The Paceman brings the MINI stable to a total of seven model variants: a MINI Hardtop, MINI Coupe, MINI Convertible, MINI Roadster, MINI Clubman, MINI Countryman and the MINI Paceman. All models are instantly recognizable as MINIs.

In essence, the Paceman adds a sporty flair to a functional design with its sloped aerodynamic roof, wider rear quarter and sport suspension componentry as standard fare. The Cooper S ALL4 model adds all-wheel drive to the equation.

All versions of the Paceman draw their motive force from a 1.6-liter inline 4-cylinder with Valvetronic fuel injection. Cooper models are naturally aspirated and produce 121 horsepower at 5,500 rpm along with 114 pound-feet of torque at 4,250 rpm. Cooper S models receive an intercooled turbocharger along with Direct Injection, while delivering 181 horses at 5,500 rpm and 177 pound-feet of torque in a range from 1,700 to 5,000 rpm. The John Cooper Works limited edition GP comes with considerable “tweaking” and cranks out an impressive 211 horsepower at 6,000 rpm while also generating 207 pound-feet of torque from 2,000 to 5,100 rpm. Only 2,000 JCW GP models will be offered worldwide, of which 500 sequentially numbered vehicles will find their way to the US.

Auto journalists were flown into San Juan, Puerto Rico and transported across the island by a charter flight to Ponce, Puerto Rico on the opposite coast. The base starting point for the test drive was the “Bulldog Inn” a specially converted Ramada Inn. A walk to dinner where a full presentation on the MINI Paceman was made took place at the Ponce School of Architecture. The following day provided a challenging two-hour plus drive over narrow, twisting roads filled with chickens, stray dogs and large trucks. Puerto Ricans tend to own the road and prefer not to be challenged. The drive took us to the Hacienda Pomarrosa Coffee Plantation for a workshop on the Paceman models and lunch featuring authentic Puerto Rican cuisine.

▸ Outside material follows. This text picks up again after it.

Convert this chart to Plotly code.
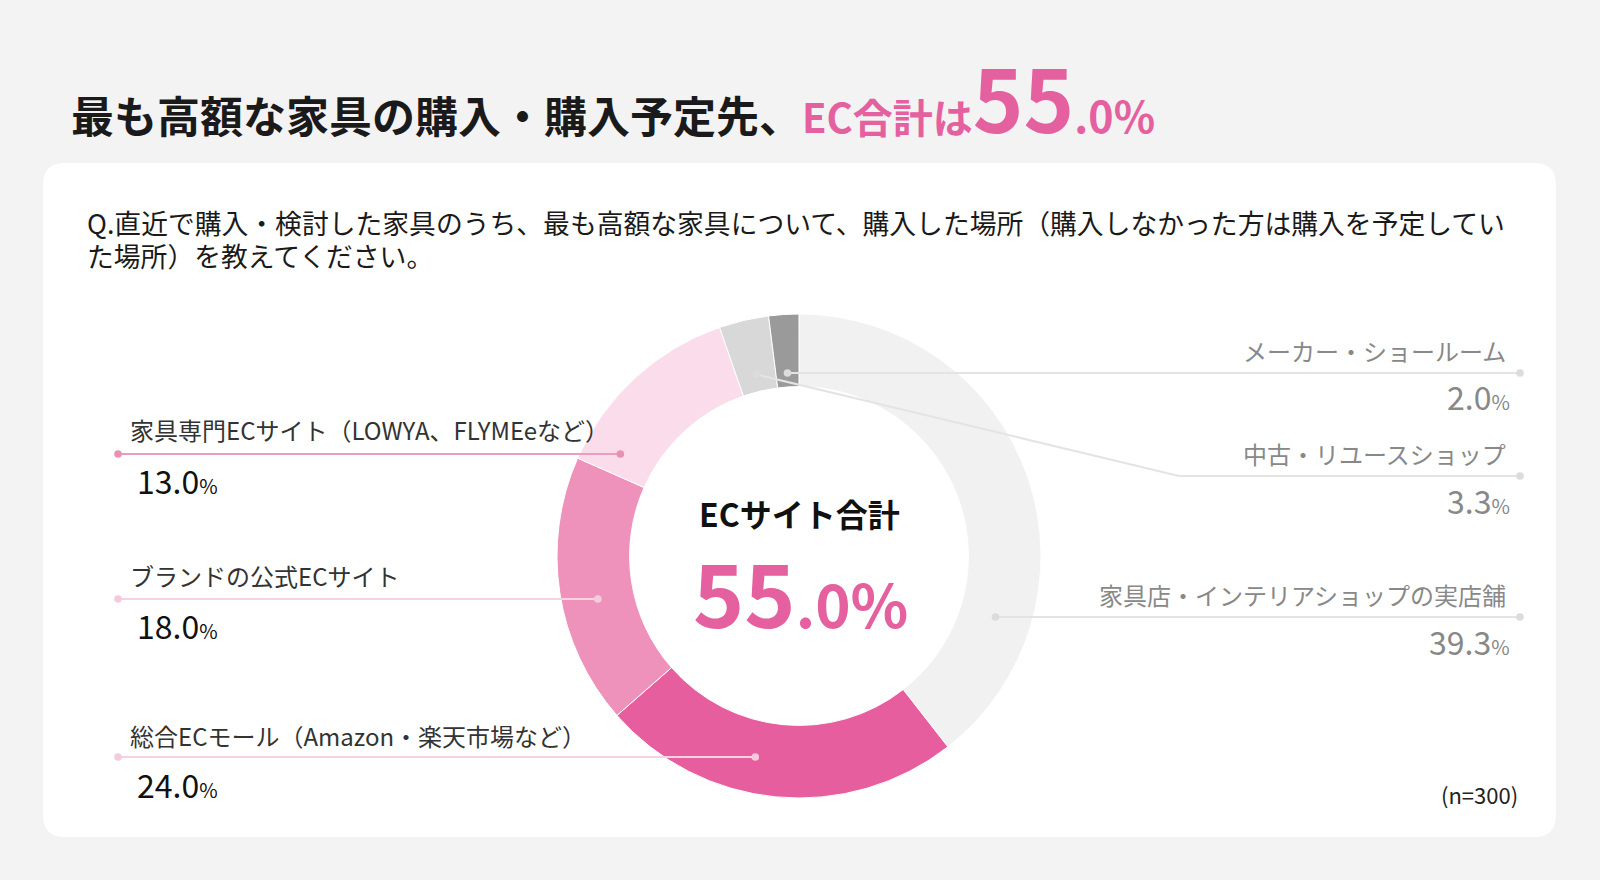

My first driving partner and I started the first leg of the program by taking turns piloting a MINI Paceman Cooper S with a six-speed automatic transmission that sported a Brilliant Copper exterior with a Black top and Gray interior. My second driving partner and I drove an ALL4 Cooper S Paceman with a solid Starlight Blue metallic exterior and Black interior. Pricing for the Cooper S Paceman began at $27,500 with the ALL4 model starting at $29,200. I did not get a chance to experience the JCW GP model which starts at $36,200. Add $700 for all models for destination charges.

For those who shun the concept of a four door vehicle and think of them as being less cool than two-door rides, the Paceman’s two door form will fill the bill for MINI fans. It’s totally functional with an interior as accommodating as the Countryman. Okay, getting into the second row seats is not as easy and convenient as with four doors, but it delivers a Coupe persona, unlike the MINI Countryman.

The Paceman loses none of the go cart-like driving fun and pleasure offered by other MINI models. Acceleration is exhilarating, and handling characteristics are spot on, with excellent response from steering input. The ride quality is MINI firm – not a bad thing for devout driving enthusiasts, but perhaps a little on the harsh side for those not used to driving brand models.

Not enough models from which to choose for your taste? Another is on the way in the form of a Club Van, which will be the first rear-wheel drive MINI. Both the Cooper S and ALL4 Cooper S Paceman models were totally enjoyable to flit around Puerto Rico. I regret not having experienced the JCW GP, but one should become available soon in the press fleet for testing and review – I can hardly wait. By the way, it comes with an adjustable suspension and currently only comes with a six-speed manual gearbox for the time being, while an automatic is rumored to become available at a later date. A fully loaded JCW GP will set one back just over $43,000. But hey, it scoots from 0-60 in 5.9 seconds, with a limited top speed of 150 mph.

The local Puerto Rican MINI club was present in force for the program and showed their approval of the new Paceman – especially the JCW GP.